The Big 12 announced it paid an average of $25.2 million to each of its members for last year, a new conference high. That's shy of the SEC's announced $31.2 million per school figure and of the projected Big Ten shares, but it's enough to help keep the Big 12 comfortably in the top three in total revenue per school.
(Another reason is that Texas almost always tops the country in revenue, but every conference has heavyweights and lightweights.)
When Big 12 expansion talk popped back up, thanks to Oklahoma president David Boren saying he'd prefer to add two teams, many presumed an expanded Big 12 would have to cut 10 revenue slices into 12. If you added two full shares to that $252 million, that'd be $4.2 million less per team. That's more than the head coach's salary at most schools.
But as Boren noted and Big 12 commish Bob Bowlsby confirmed, the Big 12's TV deal increases proportionally if the conference adds bodies. While TV's just one part, it's by far the biggest.
Bowlsby confirms pro rata clause in TV contracts would match shares if league expands. But revenue from NCAA, CFP would be split more ways.— Chuck Carlton (@ChuckCarltonDMN) June 25, 2015
Let's run through how much expansion would cost each school.
Annual TV revenue cost per school: $0
Big 12 members get about $20 million each per year from the conference's ESPN/FOX Sports deal. Expansion won't decrease anybody's cut during this TV deal, assuming Bowlsby's correct and there aren't stipulations we've yet to find out about. (Also, adding markets like Cincinnati or Orlando could help the next TV deal.)
Annual Playoff revenue cost per school: About $1 million in 2014
Per FOX Sports, the Big 12 shared more Playoff money per school than any other conference, with a $6.4 million average per school. The only number close is the 12-team Pac-12's $5.8 million.
In 2014, a 12-team Big 12 could've shared $5.4 million with each, or $1 million less than it did.
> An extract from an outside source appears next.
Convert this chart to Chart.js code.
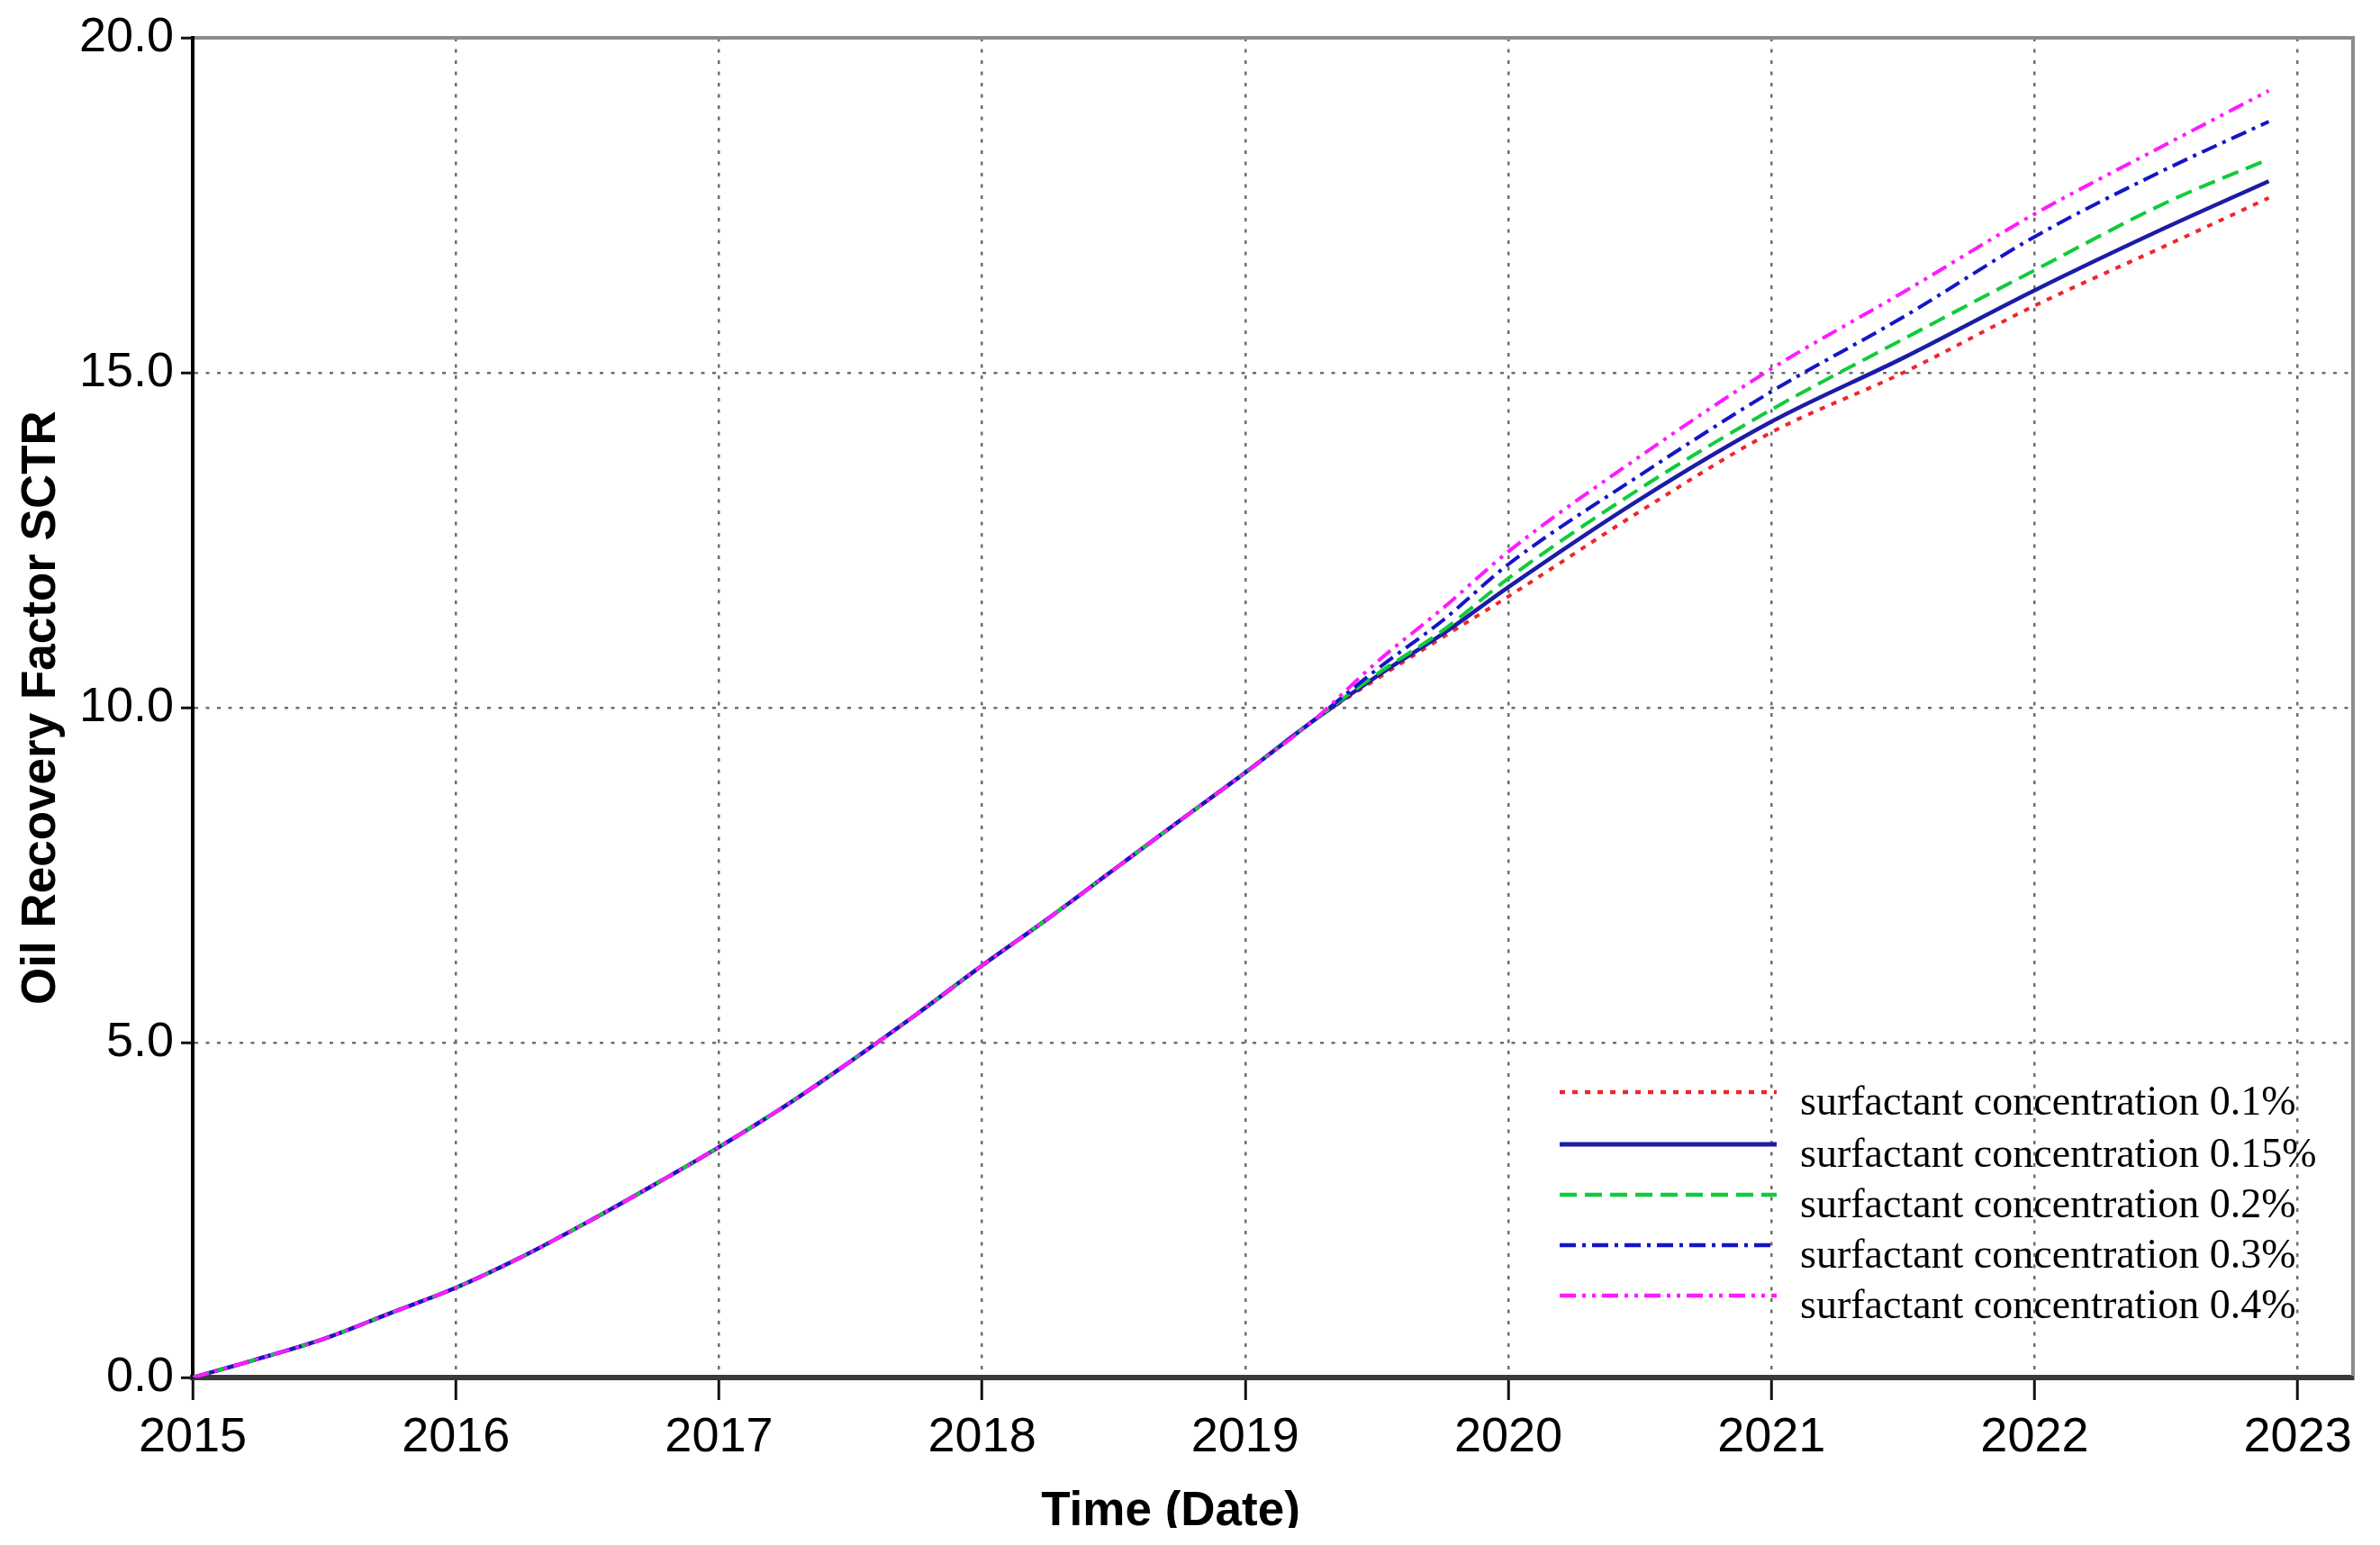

Here's where you also note a 12-team Big 12 could've had a conference title game and given Baylor or TCU a chance at a 13th game, thus maybe making the Playoff.
Annual NCAA revenue cost per school: About $350,000, give or take
The Big 12 tends to be among the leaders in NCAA Tournament payouts, which are based on participation and wins. But even March Madness money is minor for the power conferences. It's been about 10 percent of the Big 12's revenue, higher than other powers but much less than most non-powers.
The top six conferences average about $20 million per year. A 10-team Big 12 earning that could pay about $2 million to each school, while a 12-team conference could pay about $1.67 million.
NCAA and Playoff money will go up annually, but we should also assume the TV contract escalates annually as well.
No matter what, Texas is fine
No matter what, Texas is fine
Annual cost of expansion: As much as $1.3 to $1.8 million per school, for the moment ... but wait!
A few things that could offset that:
- If a new team were to have hoops success. For example, Cincinnati's made five straight tourneys; duplicating that going forward would earn each Big 12 member about $110,000 for a year.
- More teams likely means more bowl ties. If a new team makes bowl games, those payouts go into the conference pot. Last year, the average power-conference haul for a non-New Year's Six bowl meant about $180,000 for each school in a 12-team league.
- A Big 12 championship would make money. The Big Ten's reportedly makes about $24 million in TV revenue per year; a $20 million deal for the Big 12's could mean about $1.67 million per school.
Add those up, and all 12 Big 12 schools could break even at worst.
And if that's not enough to offset, would any remaining cost be worth it to open up two recruiting markets, add a conference championship without needing NCAA rule changes, expand the brand footprint, and possibly pick up two decent TV markets?